EXERCISE BRIEF: Skip pictures in the listing below; copy exactly the lines from the one with "Emit a component" through the one with "Bar, XAxis, YAxis", inclusive.

[Charts and diagrams as code]
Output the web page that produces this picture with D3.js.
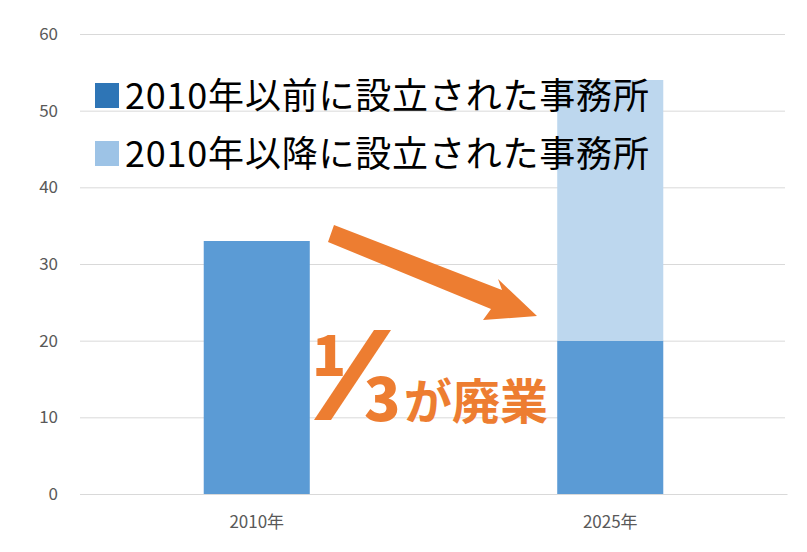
<!DOCTYPE html><html><head><meta charset="utf-8"><script src="https://cdn.jsdelivr.net/npm/d3@7"></script>
<style>body{margin:0;background:#fff}text{font-family:"Noto Sans CJK JP","Noto Sans",sans-serif}</style></head><body>
<svg id="c" width="807" height="552"></svg>
<script>
const categories=["2010年","2025年"];
const before2010=[33,20];
const after2010=[0,34];
const yTicks=[0,10,20,30,40,50,60];
const legendLabels=["2010年以前に設立された事務所","2010年以降に設立された事務所"];
const legendColors=["#2e75b6","#9dc3e6"];
const barColors=["#5b9bd5","#bdd7ee"];
const svg=d3.select("#c");
const x=d3.scaleBand().domain(categories).range([80,787]).paddingInner(0.7).paddingOuter(0.35);
const y=d3.scaleLinear().domain([0,60]).range([494,34]);
const gy=svg.append("g").attr("transform","translate(80,0)").call(d3.axisLeft(y).tickValues(yTicks).tickSize(-705).tickPadding(22));
gy.select(".domain").remove();
gy.selectAll("line").attr("stroke","#d9d9d9");
gy.selectAll("text").attr("font-size",17).attr("fill","#595959");
const gx=svg.append("g").attr("transform","translate(0,494)").call(d3.axisBottom(x).tickSize(0).tickPadding(22));
gx.select(".domain").attr("stroke","#d9d9d9");
gx.selectAll("text").attr("font-size",17).attr("fill","#595959");
const stack=d3.stack().keys(["a","b"])(categories.map((c,i)=>({c,a:before2010[i],b:after2010[i]})));
stack.forEach((s,k)=>svg.append("g").selectAll("rect").data(s).join("rect")
 .attr("x",d=>x(d.data.c)).attr("width",x.bandwidth())
 .attr("y",d=>y(d[1])).attr("height",d=>y(d[0])-y(d[1])).attr("fill",barColors[k]));
legendLabels.forEach((t,i)=>{
 const yy=83+i*58;
 svg.append("rect").attr("x",95).attr("y",yy).attr("width",24).attr("height",25).attr("fill",legendColors[i]);
 svg.append("text").attr("x",125).attr("y",yy+26).attr("font-size",36).attr("letter-spacing",0.8).attr("fill","#000").text(t);
});
const o="#ed7d31";
svg.append("path").attr("fill",o).attr("d","M334,225 L502,290 L498,279 L537,316 L483,320 L491,309 L328,242 Z");
svg.append("text").attr("x",312).attr("y",376).attr("font-size",56).attr("font-weight",900).attr("fill",o).attr("font-family","Noto Sans").text("1");
svg.append("path").attr("fill",o).attr("d","M374,330 L391,330 L331,420 L314,420 Z");
svg.append("text").attr("x",364).attr("y",421).attr("font-size",60).attr("font-weight",900).attr("fill",o).attr("font-family","Noto Sans").text("3");
svg.append("text").attr("x",404).attr("y",419).attr("font-size",48).attr("font-weight",700).attr("fill",o).text("が廃業");
</script></body></html>
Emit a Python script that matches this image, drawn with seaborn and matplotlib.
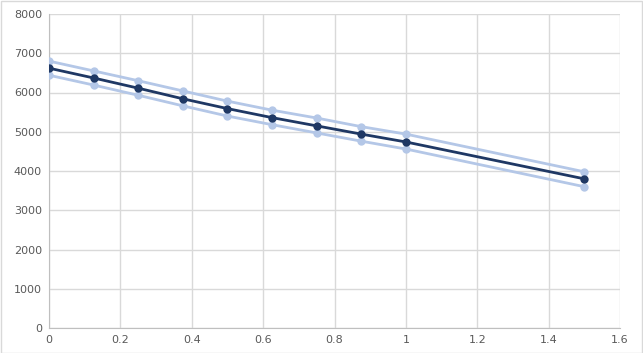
import matplotlib
matplotlib.use("Agg")
import matplotlib.pyplot as plt
import seaborn as sns
import pandas as pd

# data
x_vals = [0, 0.125, 0.25, 0.375, 0.5, 0.625, 0.75, 0.875, 1.0, 1.5]
upper = [6800, 6550, 6300, 6040, 5780, 5550, 5350, 5130, 4940, 3980]
center = [6620, 6370, 6110, 5840, 5590, 5360, 5150, 4940, 4740, 3800]
lower = [6440, 6190, 5930, 5660, 5400, 5180, 4970, 4760, 4560, 3600]

light = "#b4c7e7"
dark = "#1f3864"

df = pd.DataFrame({"x": x_vals, "upper": upper, "center": center, "lower": lower})

sns.set_style("white")
plt.rcParams["font.family"] = ["DejaVu Sans"]

fig = plt.figure(figsize=(6.43, 3.53), dpi=100)
ax = fig.add_axes([49 / 643, 25 / 353, 571 / 643, 314 / 353])

for col, c in [("upper", light), ("lower", light), ("center", dark)]:
    sns.lineplot(data=df, x="x", y=col, ax=ax, color=c, marker="o",
                 markersize=6, markeredgewidth=0, linewidth=2, zorder=3)

ax.set_xlim(0, 1.6)
ax.set_ylim(0, 8000)
ax.set_xticks([0, 0.2, 0.4, 0.6, 0.8, 1, 1.2, 1.4, 1.6])
ax.set_xticklabels(["0", "0.2", "0.4", "0.6", "0.8", "1", "1.2", "1.4", "1.6"])
ax.set_yticks(range(0, 8001, 1000))
ax.grid(True, color="#d9d9d9", linewidth=1)
ax.set_xlabel("")
ax.set_ylabel("")
for s in ["top", "right"]:
    ax.spines[s].set_visible(False)
for s in ["left", "bottom"]:
    ax.spines[s].set_color("#bfbfbf")
ax.tick_params(colors="#595959", labelsize=8, length=0, pad=5)

# outer chart border
fig.patches.append(plt.Rectangle((0.001, 0.001), 0.997, 0.997, transform=fig.transFigure,
                                 fill=False, edgecolor="#d9d9d9", linewidth=1))

fig.savefig("out.png", dpi=100)
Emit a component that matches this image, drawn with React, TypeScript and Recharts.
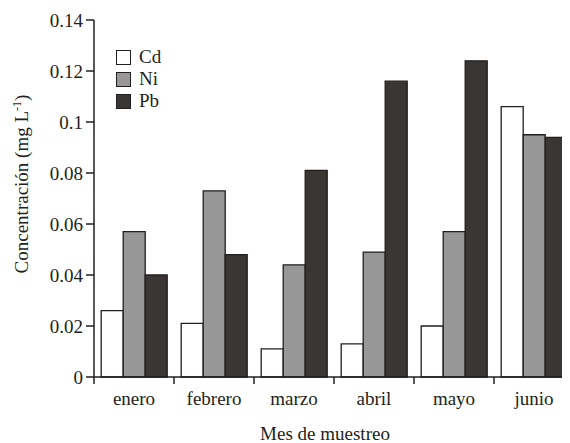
import { BarChart, Bar, XAxis, YAxis } from 'recharts';

const months = ['enero', 'febrero', 'marzo', 'abril', 'mayo', 'junio'];
const cd = [0.026, 0.021, 0.011, 0.013, 0.02, 0.106];
const ni = [0.057, 0.073, 0.044, 0.049, 0.057, 0.095];
const pb = [0.04, 0.048, 0.081, 0.116, 0.124, 0.094];
const yTicks = [0, 0.02, 0.04, 0.06, 0.08, 0.1, 0.12, 0.14];

const series = [
  { key: 'Cd', fill: '#ffffff' },
  { key: 'Ni', fill: '#979797' },
  { key: 'Pb', fill: '#3a3633' },
];

const data = months.map((m, i) => ({ month: m, Cd: cd[i], Ni: ni[i], Pb: pb[i] }));

const W = 570;
const H = 443;
const Y_AXIS_W = 94;
const MARGIN_R = -4;
const INK = '#231f20';
const FONT = '"Liberation Serif", "Times New Roman", serif';
const band = (W - Y_AXIS_W - MARGIN_R) / months.length;

const MonthTick = (props: any) => {
  const { x, y, payload } = props;
  return (
    <g>
      <line x1={x - band / 2} y1={y} x2={x - band / 2} y2={y + 7} stroke={INK} strokeWidth={1.5} />
      <text x={x} y={y + 28} textAnchor="middle" fill={INK} fontSize={19} fontFamily={FONT}>
        {payload.value}
      </text>
    </g>
  );
};

const YLabel = () => (
  <text
    x={28}
    y={184}
    transform="rotate(-90 28 184)"
    textAnchor="middle"
    fill={INK}
    fontSize={19}
    fontFamily={FONT}
  >
    Concentración (mg L
    <tspan fontSize={12} dy={-7}>-1</tspan>
    <tspan dy={7}>)</tspan>
  </text>
);

const XLabel = () => (
  <text x={325} y={440} textAnchor="middle" fill={INK} fontSize={19} fontFamily={FONT}>
    Mes de muestreo
  </text>
);

const LegendBox = () => (
  <div
    style={{
      position: 'absolute',
      left: 116,
      top: 46,
      fontFamily: FONT,
      fontSize: 19,
      lineHeight: '22px',
      color: INK,
    }}
  >
    {series.map((s) => (
      <div key={s.key} style={{ display: 'flex', alignItems: 'center', height: 22 }}>
        <span
          style={{
            display: 'inline-block',
            width: 13,
            height: 13,
            background: s.fill,
            border: `1.5px solid ${INK}`,
            marginRight: 8,
          }}
        />
        <span>{s.key}</span>
      </div>
    ))}
  </div>
);

export default function App() {
  return (
    <div
      style={{
        position: 'relative',
        marginLeft: -8,
        marginTop: -8,
        width: W,
        height: H,
        background: '#fff',
      }}
    >
      <BarChart
        width={W}
        height={H}
        data={data}
        margin={{ top: 20, right: MARGIN_R, bottom: 0, left: 0 }}
        barCategoryGap="9%"
        barGap={0}
      >
        <XAxis
          dataKey="month"
          height={66}
          tickLine={false}
          tickSize={0}
          tickMargin={0}
          axisLine={{ stroke: INK, strokeWidth: 1.5 }}
          tick={<MonthTick />}
          interval={0}
          label={<XLabel />}
        />
        <YAxis
          width={Y_AXIS_W}
          domain={[0, 0.14]}
          ticks={yTicks}
          interval={0}
          tickSize={8}
          tickMargin={3}
          tickFormatter={(v: number) => String(v)}
          axisLine={{ stroke: INK, strokeWidth: 1.5 }}
          tickLine={{ stroke: INK, strokeWidth: 1.5 }}
          tick={{ fill: INK, fontSize: 19, fontFamily: FONT }}
          label={<YLabel />}
        />
        {series.map((s) => (
          <Bar
            key={s.key}
            dataKey={s.key}
            fill={s.fill}
            stroke={INK}
            strokeWidth={1.3}
            isAnimationActive={false}
          />
        ))}
      </BarChart>
      <LegendBox />
    </div>
  );
}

ANSWER TO THIS EXERCISE:
Emit a component that matches this image, drawn with React, TypeScript and Recharts.
import { BarChart, Bar, XAxis, YAxis } from 'recharts';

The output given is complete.